Phénomène aux «conséquences néfastes», le trafic d’influence peut être «actif» ou «passif». Dans le premier cas, il consiste en une rémunération, une pression ou une promesse faite à un agent. Dans le deuxième, l’agent se laisse acheter pour user de son influence.
«De nombreuses décisions sons impactées par cette anti-valeur», a regretté le PG avant de plaider pour une révision des textes pour voir les peines réglementaires contre la corruption être étendues au trafic d’influence. «Le combat contre le trafic d’influence ne nous fait pas perdre le combat à l’interne de l’appareil judiciaire miné lui-même par des anti-valeurs», a conclu le PG Mvonde qui a également émis le vœu de voir le peuple RD-congolais «assumer sa responsabilité dans la cohésion et la paix tout au long de l’exercice démocratique» du 20 décembre prochain, date à laquelle il va élire ses dirigeants pour le prochain quinquennat.
Émettant sur la même longueur d’ondes et afin de faire rayonner davantage la justice RD-congolaise, le Bâtonnier national a fait un plaidoyer en faveur du «paiement régulier» de la «pension de retraite du magistrat». En tant que défenseur de tout le monde, y compris du magistrat, le représentant des avocats RD-congolais a rappelé que les 2.500 magistrats récemment nommés sont «animés de la volonté de gravir tous les échelons et terminer honorablement leurs carrières mais cette carrière est truffée d’embûches». Pour Me Michel Shebele, le magistrat doit «bénéficier régulièrement de sa pension de retraite mais aussi des autres avantages sociaux tels que les soins médicaux et les frais funéraires». Il a invité le gouvernement à fournir des efforts pour mettre fin au «parcours de combattant» du magistrat retraité dans la quête de son dû. «La retraite ne devrait pas être vécue comme une fatalité mais comme une simple étape de la vie du magistrat pour autant que sa pension soit régulièrement versée.
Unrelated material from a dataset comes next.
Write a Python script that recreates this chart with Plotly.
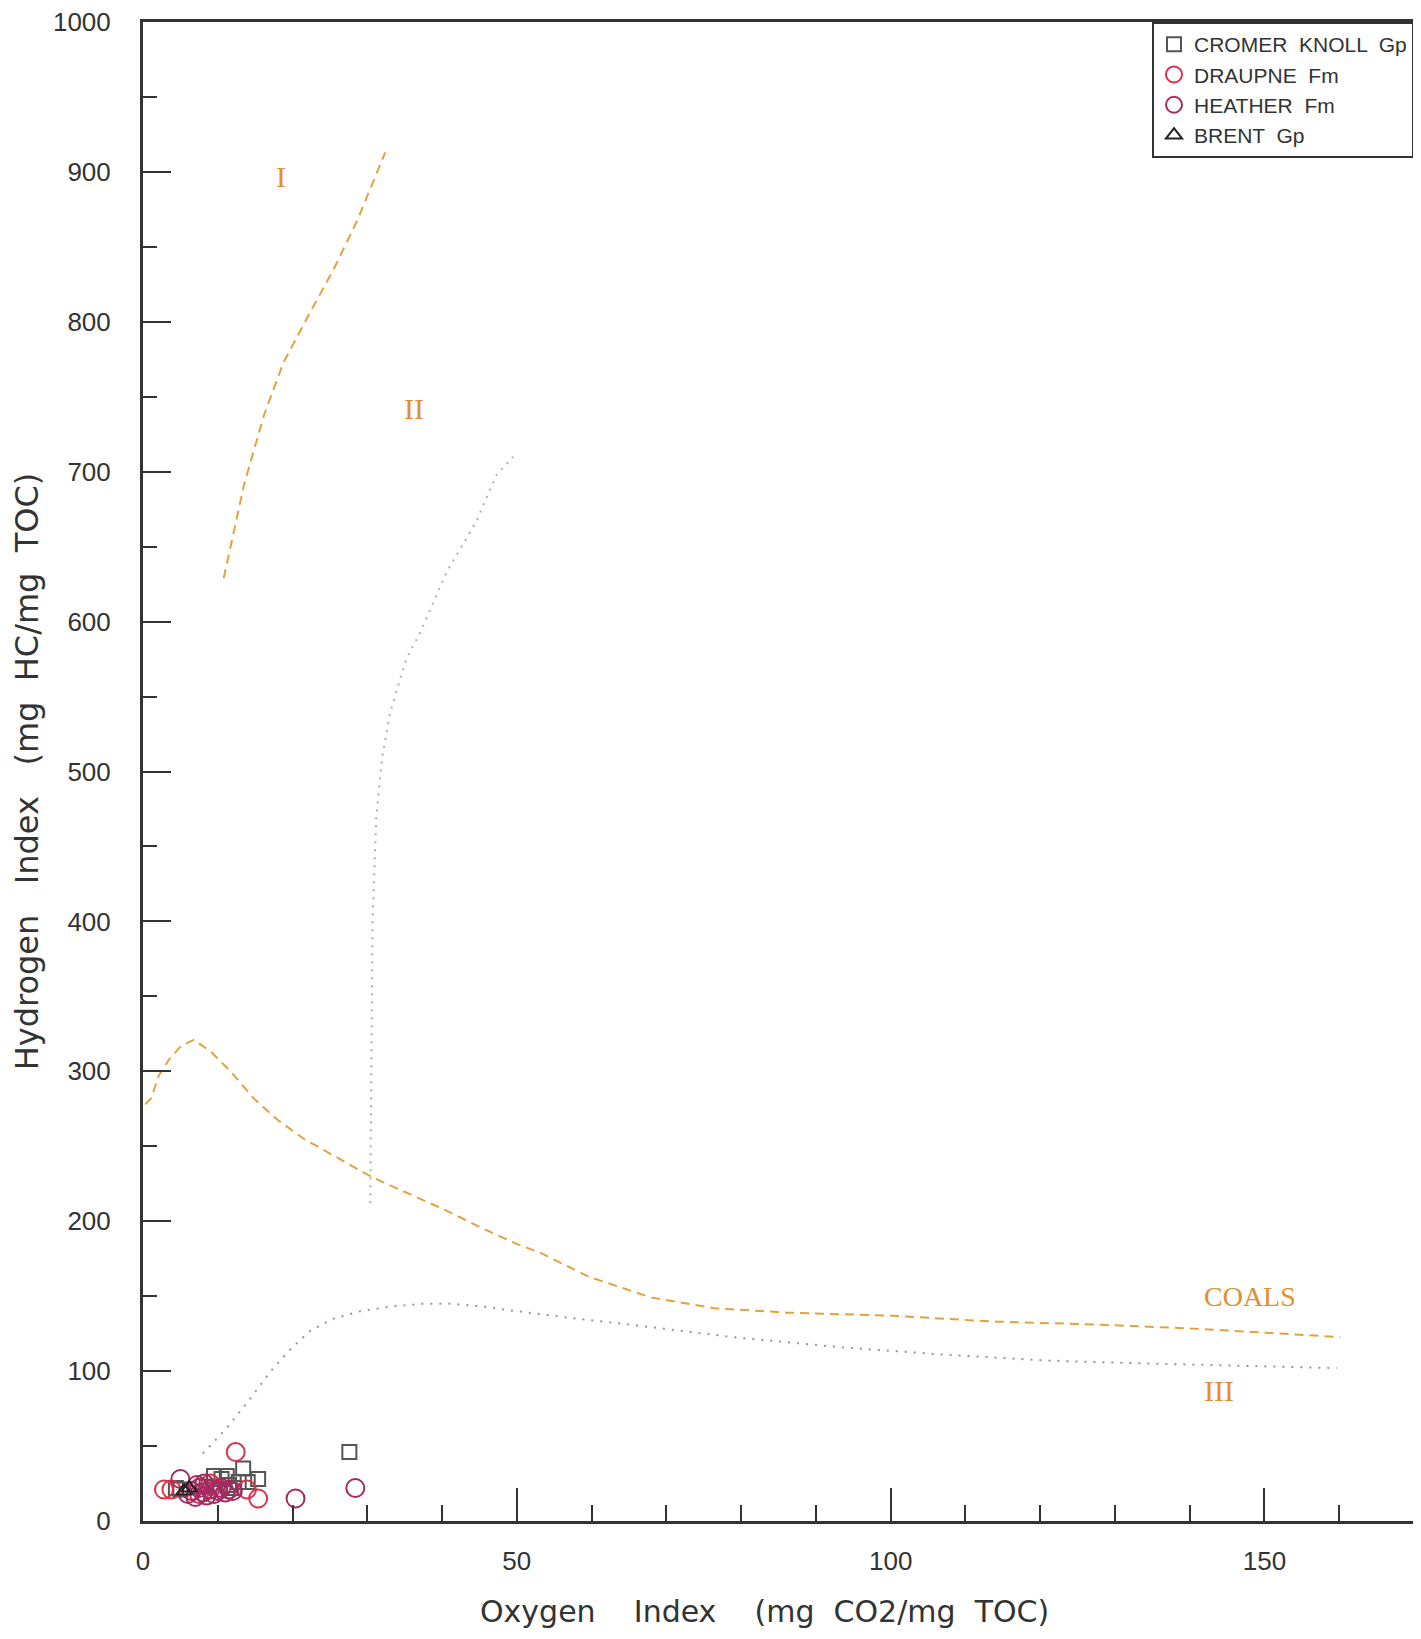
import plotly.graph_objects as go

# ---------------- data ----------------
x_tick_vals = [0, 50, 100, 150]
x_tick_text = ["0", "50", "100", "150"]
x_minor_vals = [10, 20, 30, 40, 50, 60, 70, 80, 90, 100, 110, 120, 130, 140, 150, 160]
y_tick_vals = [0, 100, 200, 300, 400, 500, 600, 700, 800, 900, 1000]
y_tick_text = ["0", "100", "200", "300", "400", "500", "600", "700", "800", "900", "1000"]
y_minor_vals = [50, 150, 250, 350, 450, 550, 650, 750, 850, 950]

# CROMER KNOLL Gp (squares)
cromer_oi = [4.4, 5.0, 8.5, 9.5, 10.5, 11.2, 11.5, 12.2, 12.8, 13.4, 14.0, 15.4, 27.6]
cromer_hi = [22, 21, 23, 30, 28, 30, 24, 22, 26, 35, 26, 28, 46]
# DRAUPNE Fm (red circles)
draupne_oi = [2.8, 3.8, 7.5, 9.0, 10.0, 12.4, 13.9, 15.4]
draupne_hi = [21, 21, 18, 25, 22, 46, 21, 15]
# HEATHER Fm (purple circles)
heather_oi = [5.0, 6.0, 6.5, 7.0, 7.2, 7.5, 8.0, 8.2, 8.5, 9.0, 9.5, 10.0, 10.5, 11.0, 11.5, 12.0, 20.4, 28.4]
heather_hi = [28, 18, 20, 16, 24, 22, 19, 25, 17, 21, 18, 20, 22, 19, 21, 20, 15, 22]
# BRENT Gp (triangles)
brent_oi = [5.5, 6.2]
brent_hi = [20, 22]

# Kerogen type evolution curves
type1_oi = [10.8, 13.5, 16.2, 18.8, 21.9, 25.5, 28.6, 31.2, 32.4]
type1_hi = [629, 691, 738, 773, 802, 835, 867, 898, 913]

type2_oi = [30.4, 30.5, 30.7, 31.2, 32.0, 33.1, 35.2, 37.1, 38.9, 40.6, 42.5, 44.6, 45.9, 47.3, 49.5]
type2_hi = [212, 300, 400, 470, 510, 540, 575, 593, 613, 633, 649, 667, 682, 698, 710]

coals_oi = [0.3, 1.1, 2.1, 3.5, 5.1, 6.8, 9.1, 11.7, 14.8, 17.9, 21.5, 25.1, 28.6, 30.4, 34.8, 40.2,
            45.5, 49.9, 53.1, 59.6, 68.0, 76.4, 86.1, 100.1, 114.0, 128.0, 142.0, 160.1]
coals_hi = [278, 282, 297, 308, 317, 321, 313, 300, 282, 268, 255, 245, 235, 230, 220, 208,
            195, 185, 179, 163, 149, 142, 139, 137, 133, 131, 128, 122.7]

type3_oi = [8.0, 9.5, 11.2, 14.4, 17.1, 19.8, 22.4, 25.5, 29.1, 33.1, 37.5, 41.1, 45.5, 49.9,
            57.9, 65.2, 79.2, 93.1, 107.1, 121.1, 135.0, 159.7]
type3_hi = [45, 53, 62, 82, 100, 115, 127, 135, 140, 143, 145, 145, 143, 140,
            135, 131, 122.5, 116, 111, 107, 105, 102]

label_text = ["I", "II", "COALS", "III"]
label_oi = [18.4, 36.2, 148.1, 143.9]
label_hi = [897, 742, 150, 87]

x_title = "Oxygen    Index    (mg  CO2/mg  TOC)"
y_title = "Hydrogen   Index   (mg  HC/mg  TOC)"

# ---------------- figure ----------------
AX = "#333333"
ORANGE = "#e2a23e"
DOT = "#b8aca4"
fig = go.Figure()

fig.add_trace(go.Scatter(x=type1_oi, y=type1_hi, mode="lines", showlegend=False, hoverinfo="skip",
                         line=dict(color=ORANGE, width=2, dash="9px,6px")))
fig.add_trace(go.Scatter(x=type2_oi, y=type2_hi, mode="lines", showlegend=False, hoverinfo="skip",
                         line=dict(color=DOT, width=2, dash="2px,6px")))
fig.add_trace(go.Scatter(x=coals_oi, y=coals_hi, mode="lines", showlegend=False, hoverinfo="skip",
                         line=dict(color=ORANGE, width=2, dash="9px,6px")))
fig.add_trace(go.Scatter(x=type3_oi, y=type3_hi, mode="lines", showlegend=False, hoverinfo="skip",
                         line=dict(color="#a89080", width=2, dash="2px,7px")))

fig.add_trace(go.Scatter(x=cromer_oi, y=cromer_hi, mode="markers", name="CROMER  KNOLL  Gp",
                         marker=dict(symbol="square-open", size=14, color="#555555", line=dict(width=2))))
fig.add_trace(go.Scatter(x=draupne_oi, y=draupne_hi, mode="markers", name="DRAUPNE  Fm",
                         marker=dict(symbol="circle-open", size=18, color="#e0304a", line=dict(width=2))))
fig.add_trace(go.Scatter(x=heather_oi, y=heather_hi, mode="markers", name="HEATHER  Fm",
                         marker=dict(symbol="circle-open", size=18, color="#a42a62", line=dict(width=2))))
fig.add_trace(go.Scatter(x=brent_oi, y=brent_hi, mode="markers", name="BRENT  Gp",
                         marker=dict(symbol="triangle-up-open", size=14, color="#222222", line=dict(width=2))))

label_sizes = [30, 30, 28, 30]
for t, xv, yv, s in zip(label_text, label_oi, label_hi, label_sizes):
    fig.add_annotation(x=xv, y=yv, text=t, showarrow=False,
                       font=dict(family="Liberation Serif", size=s, color="#e0902e"))

# x-axis title (as a paper-anchored annotation so it can sit slightly left of centre)
fig.add_annotation(xref="paper", yref="paper", x=0.4886, y=0, xanchor="center", yanchor="middle",
                   yshift=-90, showarrow=False, text=x_title, borderpad=0,
                   font=dict(family="DejaVu Sans", size=30, color=AX))

fig.update_layout(
    width=1408, height=1623,
    margin=dict(l=135, r=2, t=14, b=110, autoexpand=False),
    paper_bgcolor="white", plot_bgcolor="white",
    font=dict(family="Liberation Sans", color=AX, size=26),
    legend=dict(x=1, y=1, xanchor="right", yanchor="top", bgcolor="white",
                bordercolor=AX, borderwidth=2, font=dict(size=21, color=AX),
                tracegroupgap=0, itemsizing="trace"),
)

fig.update_xaxes(
    range=[0, 170], showgrid=False, zeroline=False, automargin=False,
    showline=True, linecolor=AX, linewidth=3, mirror=True,
    tickmode="array", tickvals=x_tick_vals, ticktext=x_tick_text,
    ticks="inside", ticklen=33, tickwidth=2, tickcolor=AX,
    minor=dict(tickmode="array", tickvals=x_minor_vals, ticks="inside", ticklen=16, tickwidth=2, tickcolor=AX),
    ticklabelstandoff=15, ticklabeloverflow="allow",
    tickfont=dict(size=26, color=AX),
)
fig.update_yaxes(
    range=[0, 1000], showgrid=False, zeroline=False, automargin=False,
    showline=True, linecolor=AX, linewidth=3, mirror=True,
    tickmode="array", tickvals=y_tick_vals, ticktext=y_tick_text,
    ticks="inside", ticklen=28, tickwidth=2, tickcolor=AX,
    minor=dict(tickmode="array", tickvals=y_minor_vals, ticks="inside", ticklen=14, tickwidth=2, tickcolor=AX),
    ticklabelstandoff=24, ticklabeloverflow="allow",
    tickfont=dict(size=26, color=AX),
    title=dict(text=y_title, font=dict(family="DejaVu Sans", size=32, color=AX), standoff=7),
)

fig.write_html("out.html")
Voir le magistrat retraiter vivre dignement rassurera davantage le magistrat encore en service», a-t-il fait savoir.
Ancien président de la section contentieux du Conseil d’Etat, Élie-Léon Ndomba est entré en fonction le 1er septembre 2023, en remplacement de David-Christophe Mukendi, admis à la retraite. Il est le 4ème premier président de cette juridiction suprême après Jérôme Kitoko, Dominique Ntambwe et David-Cristophe Mukendi
Née en 2013 de l’éclatement de la défunte Cour suprême de justice, la Cour de cassation est la juridiction suprême de l’ordre judiciaire en RD-Congo et coiffe toutes les cours et tribunaux judiciaires civils et militaires. Son ressort s’étend sur l’ensemble du territoire national. Il est notamment le juge naturel des politiques, à l’exception du Président de la République et du Premier ministre. Parmi ses justiciables, l’on compte les députés nationaux, les sénateurs, les ministres, les députés provinciaux, les gouverneurs, les ministres provinciaux et les présidents des Assemblées provinciales. Elle est aussi compétente pour trancher en dernier ressort les recours portant sur des arrêts rendus par des juridictions inférieures en matière civile, pénale ou commerciale.